Yesterday, I stopped a few of my fellow students outside the football stadium to ask them questions about tailgating for a piece in the yearbook. Coincidentally, two of those students were from small towns near mine, and wanted to chat about the local community college and who I knew from high school. Except I don’t know people from high school. Because I, you know, didn’t go. Maybe I should just say I was home-schooled; it’s less confusing and doesn’t generally invite follow-up questions. But I’m do this thing with my life where I try to be honest, to the best of my ability. So I make things awkward with strangers on principle.

“Wait. What does that mean, you didn’t go to high school?”

“Uh, well, do you want my whole life story? That was the simple answer.”

“Yeah, give us your life story, because the simple answer is confusing.”

So I didn’t give them the whole scripted explanation, but I told them I got sick. Somehow that always feels personal. It’s an event in my life. I was born. I did things. I went places. I got sick. It shouldn’t be hard to say. It shouldn’t feel like a secret. I’m not confessing. But I sweat like I’m confessing when I say “I have chronic fatigue syndrome.”

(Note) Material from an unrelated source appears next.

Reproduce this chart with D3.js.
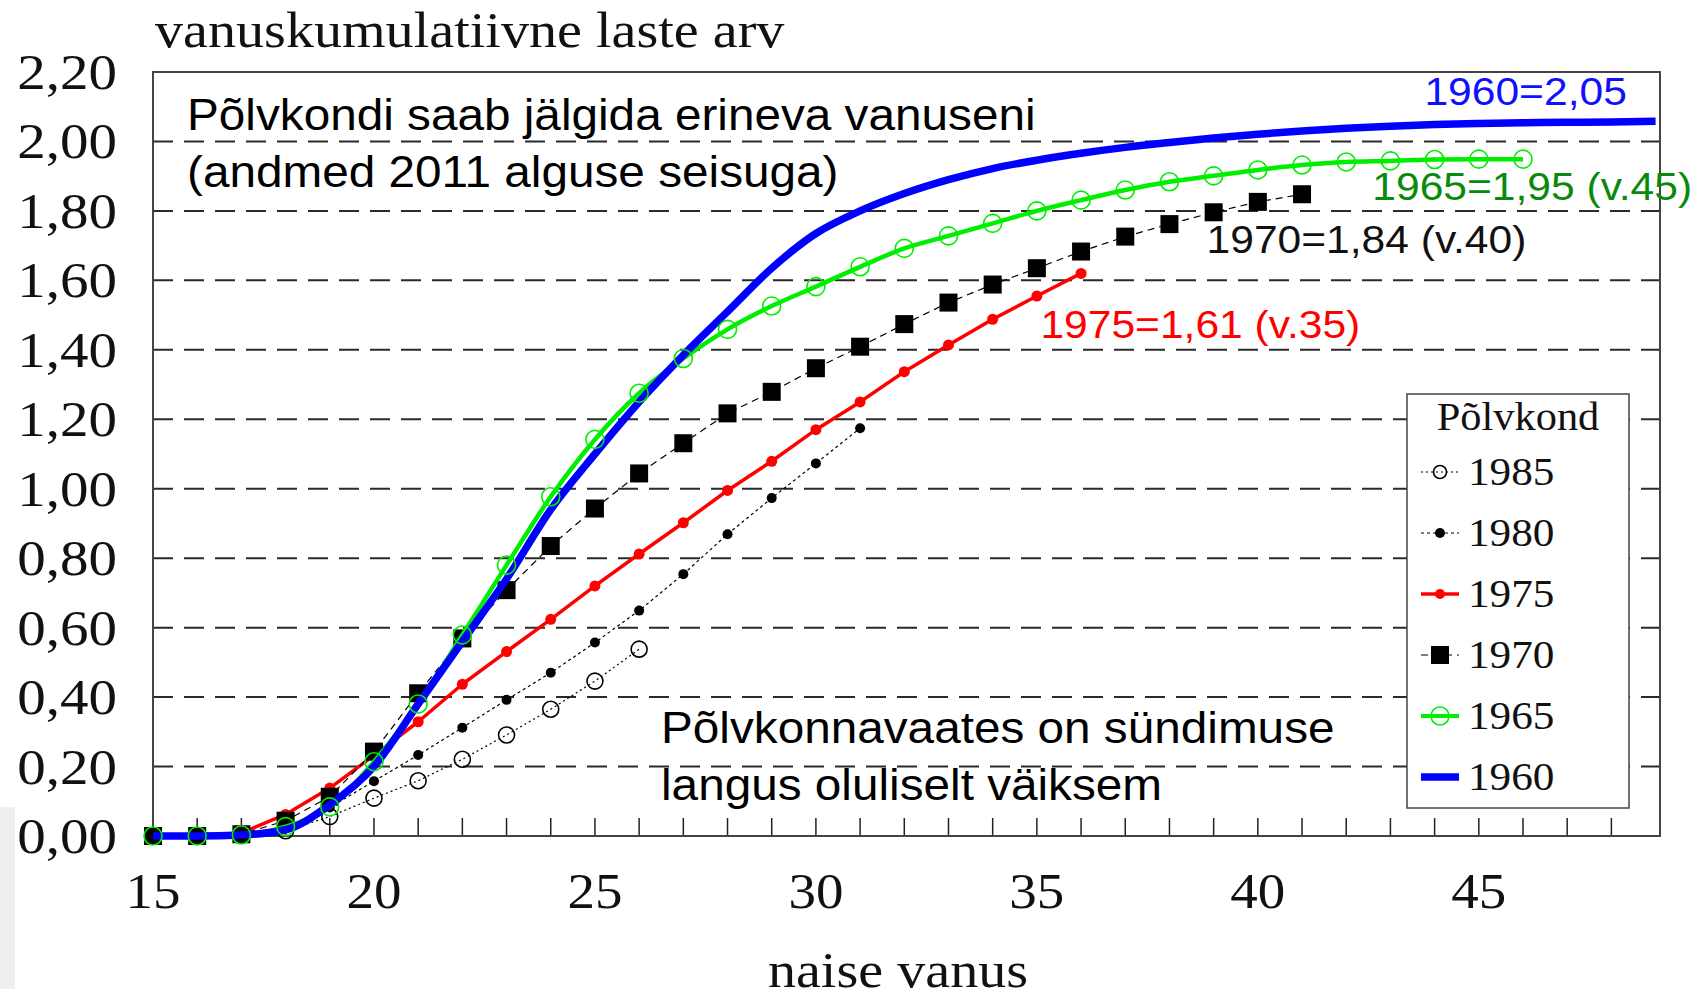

I fear dismissive reactions. It’s disheartening to have to convince someone that my condition is actually a big deal. I’m scared that people don’t think it is. I’m scared they suspect I’m just weak. That fear will make you sweat. But most people don’t react that way. Most people are nice and try to understand. So why am I ashamed? Why do I feel like I’m admitting a personal failing?

I don’t want to let go of that vision a potential friend might have of me, the general outline in which I am healthy. I like that image. It’s not even mine, but I don’t want to change it. I want to seem that way for as long as possible. I want to be that for real. But I’m not that. And if I want to have conversations in which I talk about my life, I have to talk about being sick. It touches every part of my life. It is my life.

That first conversation may always be an anxious occasion for me. I may never be comfortable ripping a hole through a person’s outline assumptions of a healthy me. But that first conversation is only one, and in my experience, it’s usually not the last one. The next conversation–when my potential friend (or maybe actual friend, at this point) feels comfortable enough to ask me questions, to get to know what my life is really like–is usually better. And the ones after that–when they get your dark jokes and know your migraine triggers almost as well as you do–are sometimes, maybe even mostly, good. You won’t know who is capable of those good conversations unless you wade through that first one.

The best part about making new friends is obviously the people themselves. And I want more people. People who can get it, if I explain it a little bit first, are ones I want around. So I keep having that first conversation, even with strangers I’m just trying to interview for the yearbook. Maybe the more I do it, the easier it will be. Hopefully, someday it won’t feel like a confession, but more like a statement of fact or even revealing something fascinating about me. Until then, I’ll sweat through it.